I’m a grown up person with many pairs of big girl pants, therefore I know that if I eat a handbag full of M&M’s every day I will probably be violently ill or die of malnutrition.  But as the old saying goes, All things in moderation, including moderation.  It can feel good to cut loose, just as it can feel good to acknowledge when something isn’t working for you and make a change.  It is nourishing to care enough about your own wellbeing to craft foods that make you feel strong and healthy; it’s also kind to recognise your own humanity and just do your best as much as you can.

In a world where even the humble potato has been demonised, where food is ‘clean’ or ‘detoxifying’ (as opposed to dirty, naughty and just plain filthy one presumes) it is easy to get sidetracked and confused.  It is easy to miss signals your own body is sending, telling you what works for you, right now.  What works in the winter, is different to what works in the summer.  In the summer I am thrilled to eat garden raised salad with every meal, in the winter I want potatoes with some potatoes on top, don’t hold the potatoes.  Our needs change with different phases of our lives and, I think, tuning into that is more important that what the internet says is good this year.

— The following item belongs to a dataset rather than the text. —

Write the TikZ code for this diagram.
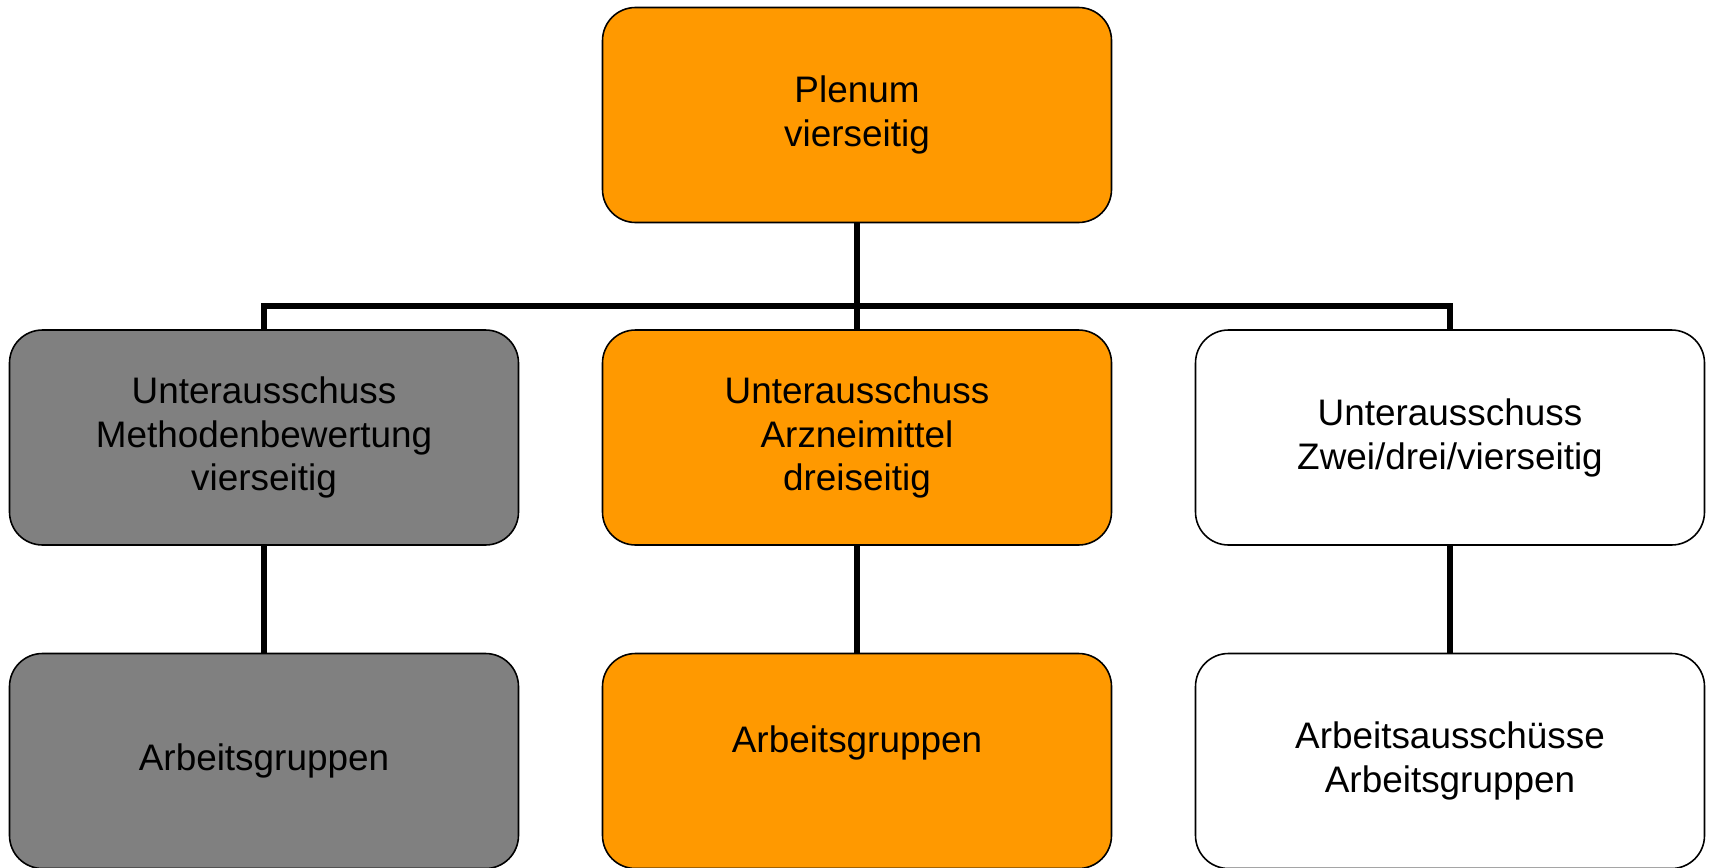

So when I feel the panic that tells me that a perfectly healthy food that I’m really craving is bad, I ask myself the question, does this feel nourishing to me right now?  The reason why the answer is yes might be layered, but if it is yes then that’s good by me.  I’m looking for my food to make me feel full, to give me energy, to encourage strength and movement in my body.  I need meals that will allow me to garden, to pig wrestle and to do more laundry than there are clothes in our house.  I also need for it to not include ingredients that have to be sourced by climbing up a Himalayan mountain, barefoot in December or requires me to spiralize fairy wings into a smoothie made from Kale and wishes.  That just doesn’t work for me.

I’m never going to be a teeny person, I’m never going to be small or unnoticeable.  I don’t think I want to be.  What I want is to feel energetic, full of life and enthusiasm.  I want to laugh, move, eat, create and generally enjoy life.  And sometimes, I just want to eat cake, damnit.